╭──

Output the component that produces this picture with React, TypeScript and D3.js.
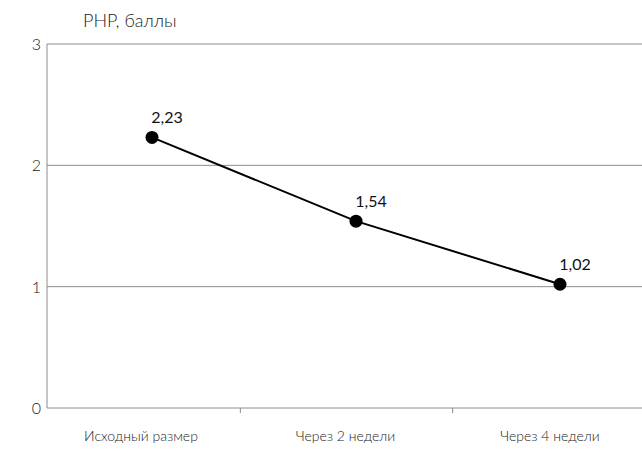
import React from "react";
import * as d3 from "d3";

const categories = ["Исходный размер", "Через 2 недели", "Через 4 недели"];
const values = [2.23, 1.54, 1.02];
const valueLabels = ["2,23", "1,54", "1,02"];
const yTicks = [0, 1, 2, 3];
const yTitle = "РНР, баллы";

export default function App() {
  const W = 642, H = 459;
  const left = 47, right = 642, top = 44, bottom = 408;
  const y = d3.scaleLinear().domain([0, 3]).range([bottom, top]);
  // band boundaries for axis ticks
  const xb = d3.scaleLinear().domain([0, 3]).range([28, 665]);
  // category label centres
  const xl = d3.scaleLinear().domain([0, 2]).range([141, 550]);
  // marker positions
  const xp = d3.scaleLinear().domain([0, 2]).range([152, 560]);
  const line = d3.line<number>().x((_, i) => xp(i)).y((d) => y(d));
  const font = "Lato, 'Open Sans', sans-serif";
  return (
    <svg width={W} height={H} style={{ position: "absolute", left: 0, top: 0 }}>
      <rect width={W} height={H} fill="#fff" />
      {yTicks.map((t) => (
        <g key={t}>
          <line x1={left} x2={right} y1={y(t)} y2={y(t)} stroke="#8c8c8c" strokeWidth={1} />
          <text x={41} y={y(t) + 6} textAnchor="end" fontSize={16} fontWeight={300} fontFamily={font} fill="#222">{t}</text>
        </g>
      ))}
      <line x1={left} x2={left} y1={top} y2={bottom} stroke="#8c8c8c" strokeWidth={1} />
      {[1, 2].map((i) => (
        <line key={i} x1={xb(i)} x2={xb(i)} y1={bottom} y2={bottom + 5} stroke="#8c8c8c" strokeWidth={1} />
      ))}
      {categories.map((c, i) => (
        <text key={c} x={xl(i)} y={441} textAnchor="middle" fontSize={14} fontWeight={300} fontFamily={font} fill="#222">{c}</text>
      ))}
      <text x={83} y={27} fontSize={18} fontWeight={300} fontFamily={font} fill="#222">{yTitle}</text>
      <path d={line(values) || ""} fill="none" stroke="#000" strokeWidth={2} />
      {values.map((v, i) => (
        <g key={i}>
          <circle cx={xp(i)} cy={y(v)} r={6.5} fill="#000" />
          <text x={xp(i) + 15} y={y(v) - 14} textAnchor="middle" fontSize={16} fontFamily={font} fill="#111">{valueLabels[i]}</text>
        </g>
      ))}
    </svg>
  );
}
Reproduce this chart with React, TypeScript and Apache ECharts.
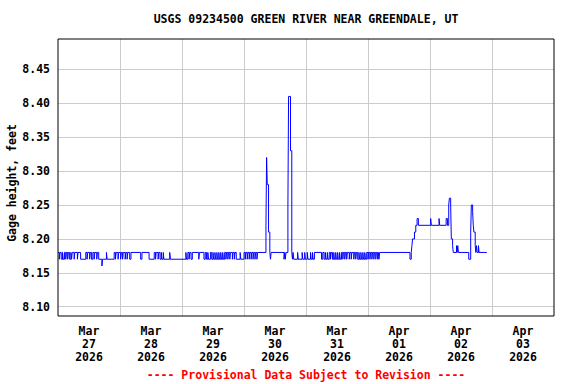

╰──

◆ Exercise aim
Give all the lines above again, character for character, without pictures.

◆ Completed exercise
Output the component that produces this picture with React, TypeScript and D3.js.
import React from "react";
import * as d3 from "d3";

const categories = ["Исходный размер", "Через 2 недели", "Через 4 недели"];
const values = [2.23, 1.54, 1.02];
const valueLabels = ["2,23", "1,54", "1,02"];
const yTicks = [0, 1, 2, 3];
const yTitle = "РНР, баллы";

export default function App() {
  const W = 642, H = 459;
  const left = 47, right = 642, top = 44, bottom = 408;
  const y = d3.scaleLinear().domain([0, 3]).range([bottom, top]);
  // band boundaries for axis ticks
  const xb = d3.scaleLinear().domain([0, 3]).range([28, 665]);
  // category label centres
  const xl = d3.scaleLinear().domain([0, 2]).range([141, 550]);
  // marker positions
  const xp = d3.scaleLinear().domain([0, 2]).range([152, 560]);
  const line = d3.line<number>().x((_, i) => xp(i)).y((d) => y(d));
  const font = "Lato, 'Open Sans', sans-serif";
  return (
    <svg width={W} height={H} style={{ position: "absolute", left: 0, top: 0 }}>
      <rect width={W} height={H} fill="#fff" />
      {yTicks.map((t) => (
        <g key={t}>
          <line x1={left} x2={right} y1={y(t)} y2={y(t)} stroke="#8c8c8c" strokeWidth={1} />
          <text x={41} y={y(t) + 6} textAnchor="end" fontSize={16} fontWeight={300} fontFamily={font} fill="#222">{t}</text>
        </g>
      ))}
      <line x1={left} x2={left} y1={top} y2={bottom} stroke="#8c8c8c" strokeWidth={1} />
      {[1, 2].map((i) => (
        <line key={i} x1={xb(i)} x2={xb(i)} y1={bottom} y2={bottom + 5} stroke="#8c8c8c" strokeWidth={1} />
      ))}
      {categories.map((c, i) => (
        <text key={c} x={xl(i)} y={441} textAnchor="middle" fontSize={14} fontWeight={300} fontFamily={font} fill="#222">{c}</text>
      ))}
      <text x={83} y={27} fontSize={18} fontWeight={300} fontFamily={font} fill="#222">{yTitle}</text>
      <path d={line(values) || ""} fill="none" stroke="#000" strokeWidth={2} />
      {values.map((v, i) => (
        <g key={i}>
          <circle cx={xp(i)} cy={y(v)} r={6.5} fill="#000" />
          <text x={xp(i) + 15} y={y(v) - 14} textAnchor="middle" fontSize={16} fontFamily={font} fill="#111">{valueLabels[i]}</text>
        </g>
      ))}
    </svg>
  );
}
Reproduce this chart with React, TypeScript and Apache ECharts.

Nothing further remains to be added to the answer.